Original theatrical trailer (3:06)
Potted version of the film that emphasizes the humourous and then dramatic nature of the piece. No narration and it uses Elgar.

32-page liner notes booklet with a new essay by Marcus Hearn, Peter Nichols on the making of the film, and a look at the original Citizens Theatre stage production
Hearn is meticulous when it comes to his liner notes booklets and I'm a great fan of his work ever since he edited Doctor Who Magazine back in the '90s. He covers the film, the play and all the key participants and the road to the big screen well. An excerpt from Nichols' diaries shows how disappointed he was in the film and in Medak and how he favoured TV more as it respected the writer's wishes more.

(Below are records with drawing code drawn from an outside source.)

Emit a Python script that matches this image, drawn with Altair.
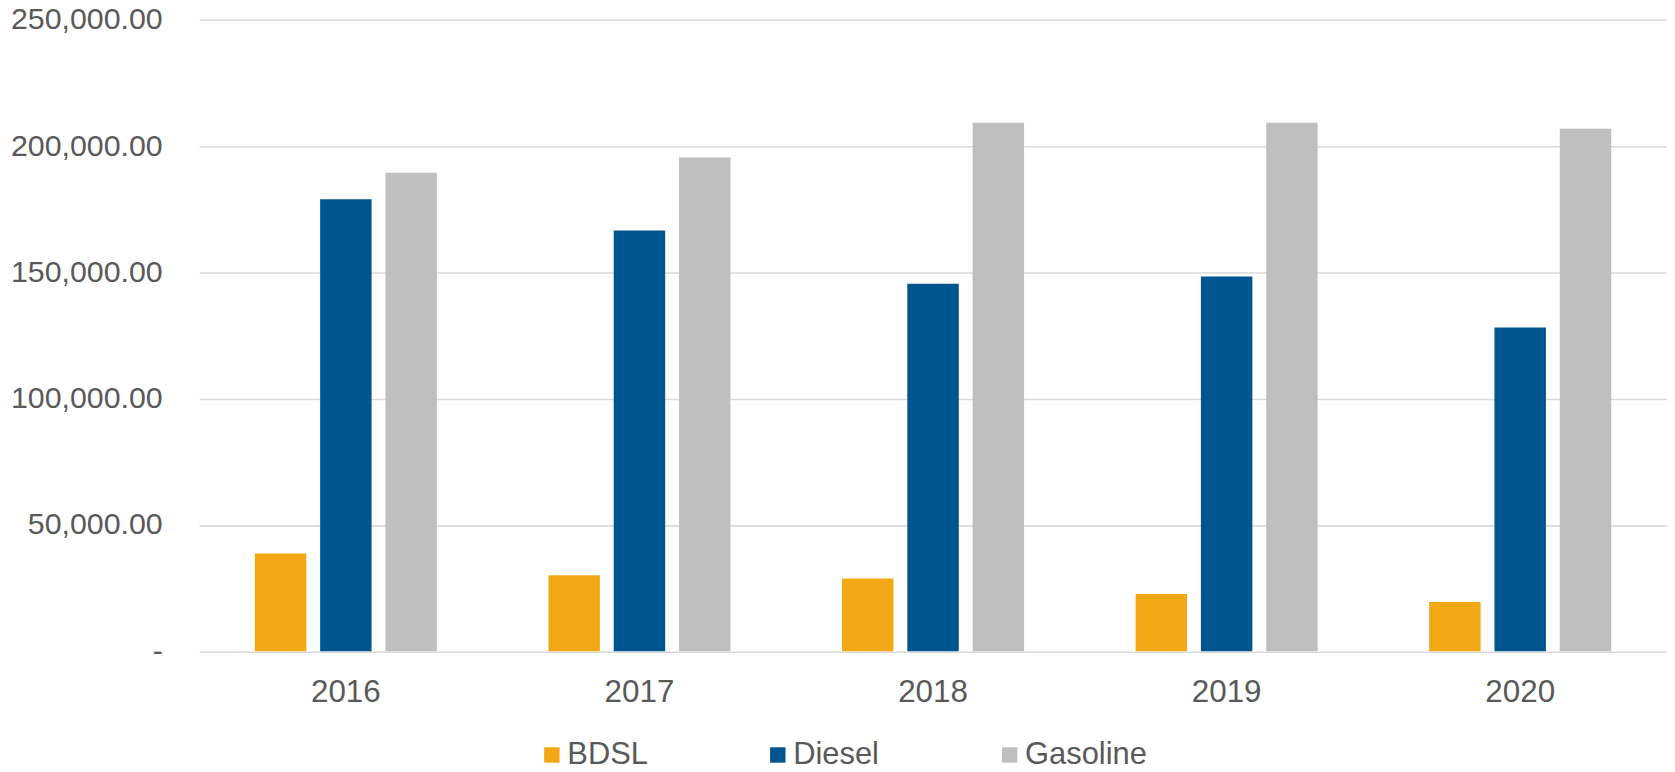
import altair as alt
import pandas as pd

years = ["2016", "2017", "2018", "2019", "2020"]
series = ["BDSL", "Diesel", "Gasoline"]
bdsl = [38700, 30050, 28750, 22650, 19450]
diesel = [178900, 166550, 145500, 148400, 128200]
gasoline = [189400, 195450, 209200, 209200, 206900]
colors = ["#F2A815", "#00558F", "#BFBFBF"]
y_ticks = [0, 50000, 100000, 150000, 200000, 250000]

rows = []
for name, vals in zip(series, [bdsl, diesel, gasoline]):
    for yr, v in zip(years, vals):
        rows.append({"Year": yr, "Fuel": name, "Value": v})
df = pd.DataFrame(rows)

FONT = "Liberation Sans"
TXT = "#595959"

chart = alt.Chart(df).mark_bar().encode(
    x=alt.X("Year:N", sort=years,
            scale=alt.Scale(paddingInner=0.38, paddingOuter=0.19),
            axis=alt.Axis(title=None, labelAngle=0, domain=False, ticks=False, tickSize=0,
                          labelPadding=26, labelFontSize=31.5, labelFont=FONT, labelColor=TXT)),
    xOffset=alt.XOffset("Fuel:N", sort=series,
                        scale=alt.Scale(paddingInner=0.212, paddingOuter=0)),
    y=alt.Y("Value:Q", scale=alt.Scale(domain=[0, 250000], nice=False),
            axis=alt.Axis(title=None, values=y_ticks, domain=False, ticks=False, tickSize=0,
                          labelPadding=37, labelFontSize=30.5, labelFont=FONT, labelColor=TXT,
                          gridColor="#D9D9D9", gridWidth=1.6,
                          labelExpr="datum.value == 0 ? '-\u00a0\u00a0' : format(datum.value, ',.2f')")),
    color=alt.Color("Fuel:N", sort=series,
                    scale=alt.Scale(domain=series, range=colors),
                    legend=alt.Legend(title=None, orient="none", legendX=339, legendY=723,
                                      direction="horizontal", symbolType="square",
                                      symbolSize=240, symbolStrokeWidth=0,
                                      labelFontSize=31, labelFont=FONT, labelColor=TXT,
                                      labelOffset=0, columnPadding=115)),
).properties(
    width=1475, height=634.5,
    autosize=alt.AutoSizeParams(type="none"),
    padding={"left": 192, "top": 10, "right": 0, "bottom": 119.5},
).configure(background="white").configure_view(strokeWidth=0, stroke="transparent")

chart.save("out.html", embed_options={"renderer": "svg", "actions": False})
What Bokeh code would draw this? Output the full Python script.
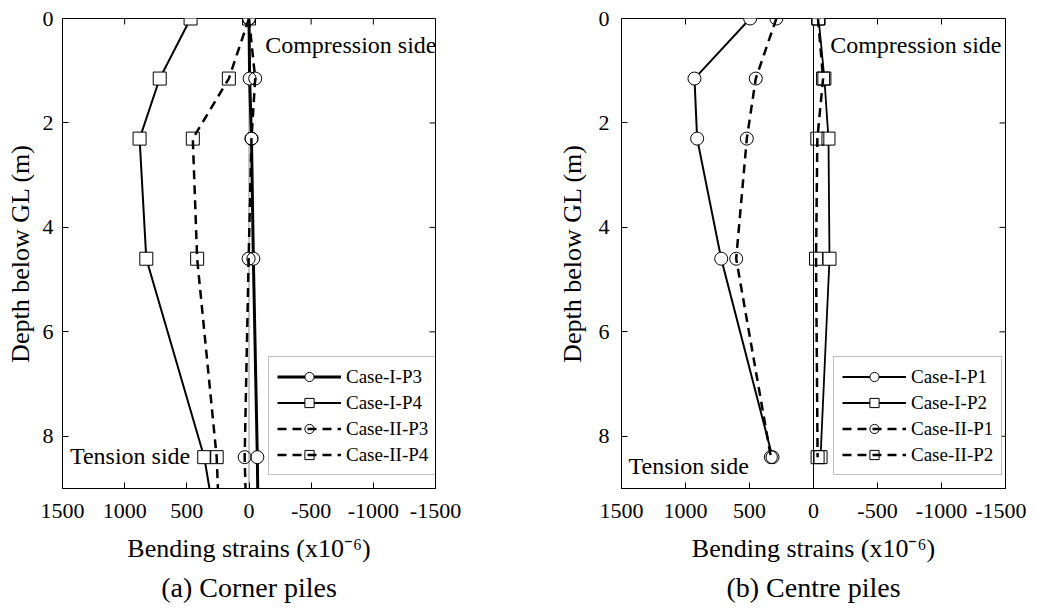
from bokeh.plotting import figure
from bokeh.models import Range1d, FixedTicker, Legend, LegendItem, Label, Span
from bokeh.layouts import row
from bokeh.embed import file_html
from bokeh.resources import INLINE

FONT = "Liberation Serif"

# ---------------- data ----------------
depth = [0, 1.15, 2.3, 4.6, 8.4]
depth_line_left = [0, 1.15, 2.3, 4.6, 8.4, 9.0]

# (a) Corner piles  -- bending strains (x10^-6)
corner_I_P3 = [0, -5, -20, -35, -67]
corner_I_P4 = [470, 718, 880, 826, 360]
corner_II_P3 = [0, -50, -20, 3, 35]
corner_II_P4 = [0, 162, 452, 417, 260]
# values of the fitted lines at the bottom of the pile (9 m)
corner_I_P3_bottom = -70
corner_I_P4_bottom = 318
corner_II_P3_bottom = 28
corner_II_P4_bottom = 250

# (b) Centre piles
centre_I_P1 = [495, 930, 909, 721, 320]
centre_I_P2 = [-40, -85, -117, -125, -55]
centre_II_P1 = [290, 451, 521, 604, 333]
centre_II_P2 = [-35, -75, -30, -20, -32]

x_ticks = [1500, 1000, 500, 0, -500, -1000, -1500]
x_tick_labels = ["1500", "1000", "500", "0", "-500", "-1000", "-1500"]
y_ticks = [0, 2, 4, 6, 8]
y_tick_labels = ["0", "2", "4", "6", "8"]

X_MIN, X_MAX = 1500, -1500
Y_TOP, Y_BOT = 0, 9
TICK_PX = 6
FRAME_H = 470
BORDER_TOP = 18


def style_axis(ax, ticks, labels):
    ax.ticker = FixedTicker(ticks=ticks)
    ax.major_label_overrides = {t: l for t, l in zip(ticks, labels)}
    ax.major_tick_in = TICK_PX
    ax.major_tick_out = 0
    ax.minor_tick_line_color = None
    ax.axis_line_color = "black"
    ax.axis_line_width = 1
    ax.major_tick_line_color = "black"
    ax.major_label_text_font = FONT
    ax.major_label_text_color = "black"
    ax.major_label_text_font_size = "22px"


def make_panel(caption, series, zero_color, frame_w, border_left, border_right,
               y_label_standoffs, legend_loc, comp_pos, tens_pos,
               line_depth=None, bottoms=None):
    p = figure(frame_width=frame_w, frame_height=FRAME_H,
               x_range=Range1d(X_MIN, X_MAX), y_range=Range1d(Y_BOT, Y_TOP),
               output_backend="svg", toolbar_location=None,
               title=caption, title_location="below",
               min_border_left=border_left, min_border_right=border_right,
               min_border_top=BORDER_TOP, min_border_bottom=0)
    p.title.align = "center"
    p.title.text_font = FONT
    p.title.text_font_size = "28px"
    p.title.text_font_style = "normal"
    p.title.text_color = "black"
    p.title.standoff = 8
    p.grid.visible = False
    p.outline_line_color = "black"
    p.outline_line_width = 1
    p.background_fill_color = "white"
    p.border_fill_color = "white"

    xa = p.xaxis[0]
    ya = p.yaxis[0]
    style_axis(xa, x_ticks, x_tick_labels)
    style_axis(ya, y_ticks, y_tick_labels)
    xa.major_label_standoff = 15
    ya.major_label_standoff = y_label_standoffs[0]
    xa.axis_label = "Bending strains (x10\u207b\u2076)"
    ya.axis_label = "Depth below GL (m)"
    for ax in (xa, ya):
        ax.axis_label_text_font = FONT
        ax.axis_label_text_font_size = "26px"
        ax.axis_label_text_font_style = "normal"
        ax.axis_label_text_color = "black"
    xa.axis_label_standoff = 13
    ya.axis_label_standoff = y_label_standoffs[1]

    # inward ticks on the top and right edges of the box
    dy = TICK_PX * (Y_BOT - Y_TOP) / FRAME_H
    dx = TICK_PX * (X_MIN - X_MAX) / frame_w
    p.segment(x0=x_ticks, x1=x_ticks, y0=[Y_TOP] * len(x_ticks),
              y1=[Y_TOP + dy] * len(x_ticks), line_color="black", line_width=1)
    p.segment(x0=[X_MAX] * len(y_ticks), x1=[X_MAX + dx] * len(y_ticks),
              y0=y_ticks, y1=y_ticks, line_color="black", line_width=1)

    p.add_layout(Span(location=0, dimension="height", line_color=zero_color,
                      line_width=1, level="underlay"))

    items = []
    for (name, vals, marker, dash, lw, fill) in series:
        if line_depth is not None:
            lx = vals + [bottoms[name]]
            ly = line_depth
        else:
            lx, ly = vals, depth
        lr = p.line(lx, ly, line_color="black", line_width=lw, line_dash=dash)
        sr = p.scatter(vals, depth, marker=marker, size=13, line_color="black",
                       line_width=1, fill_color=fill if fill else "white",
                       fill_alpha=1.0 if fill else 0.0)
        items.append(LegendItem(label=name, renderers=[lr, sr]))

    leg = Legend(items=items, location=legend_loc)
    leg.label_text_font = FONT
    leg.label_text_font_size = "19px"
    leg.label_text_color = "black"
    leg.glyph_width = 64
    leg.glyph_height = 23
    leg.label_height = 23
    leg.spacing = 3
    leg.padding = 8
    leg.margin = 0
    leg.label_standoff = 5
    leg.border_line_color = "#808080"
    leg.border_line_width = 1
    leg.background_fill_color = "white"
    leg.background_fill_alpha = 1.0
    p.add_layout(leg, "center")

    p.add_layout(Label(x=comp_pos[0], y=comp_pos[1], text="Compression side",
                       text_font=FONT, text_font_size="24px",
                       text_baseline="middle", text_align="left",
                       text_color="black"))
    p.add_layout(Label(x=tens_pos[0], y=tens_pos[1], text="Tension side",
                       text_font=FONT, text_font_size="24px",
                       text_baseline="middle", text_align="left",
                       text_color="black"))
    return p


left_series = [
    ("Case-I-P3", corner_I_P3, "circle", "solid", 3, "white"),
    ("Case-I-P4", corner_I_P4, "square", "solid", 2, "white"),
    ("Case-II-P3", corner_II_P3, "circle", "9 6", 2.5, None),
    ("Case-II-P4", corner_II_P4, "square", "9 6", 2.5, None),
]
left_bottoms = {
    "Case-I-P3": corner_I_P3_bottom,
    "Case-I-P4": corner_I_P4_bottom,
    "Case-II-P3": corner_II_P3_bottom,
    "Case-II-P4": corner_II_P4_bottom,
}
right_series = [
    ("Case-I-P1", centre_I_P1, "circle", "solid", 2, "white"),
    ("Case-I-P2", centre_I_P2, "square", "solid", 1.8, "white"),
    ("Case-II-P1", centre_II_P1, "circle", "9 6", 2.5, None),
    ("Case-II-P2", centre_II_P2, "square", "9 6", 2.5, None),
]

p1 = make_panel("(a) Corner piles", left_series, "#8c8c8c", 373, 62, 119,
                (9, 5), (206, 13), (-130, 0.5), (1440, 8.38),
                line_depth=depth_line_left, bottoms=left_bottoms)
p2 = make_panel("(b) Centre piles", right_series, "black", 384, 62, 21,
                (12, 9), (212, 13), (-130, 0.5), (1445, 8.56))

layout = row(p1, p2)
open("out.html", "w").write(file_html(layout, INLINE))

Although the film was of less to my taste than the other three Powerhouse / Indicator releases I've reviewed I'm grateful to them for affording me the opportunity of finally seeing this groundbreaking and well regarded film adaptation of the play. The disc is well up to the high standards expected of Sony masters and of Powerhouse and their team of heroes and heroines who oversea these wonderful releases. It's so joyful to see such a good job being done and you just wish all companies releasing hard copy formats would take the same levels of care and attention over every aspect of their releases.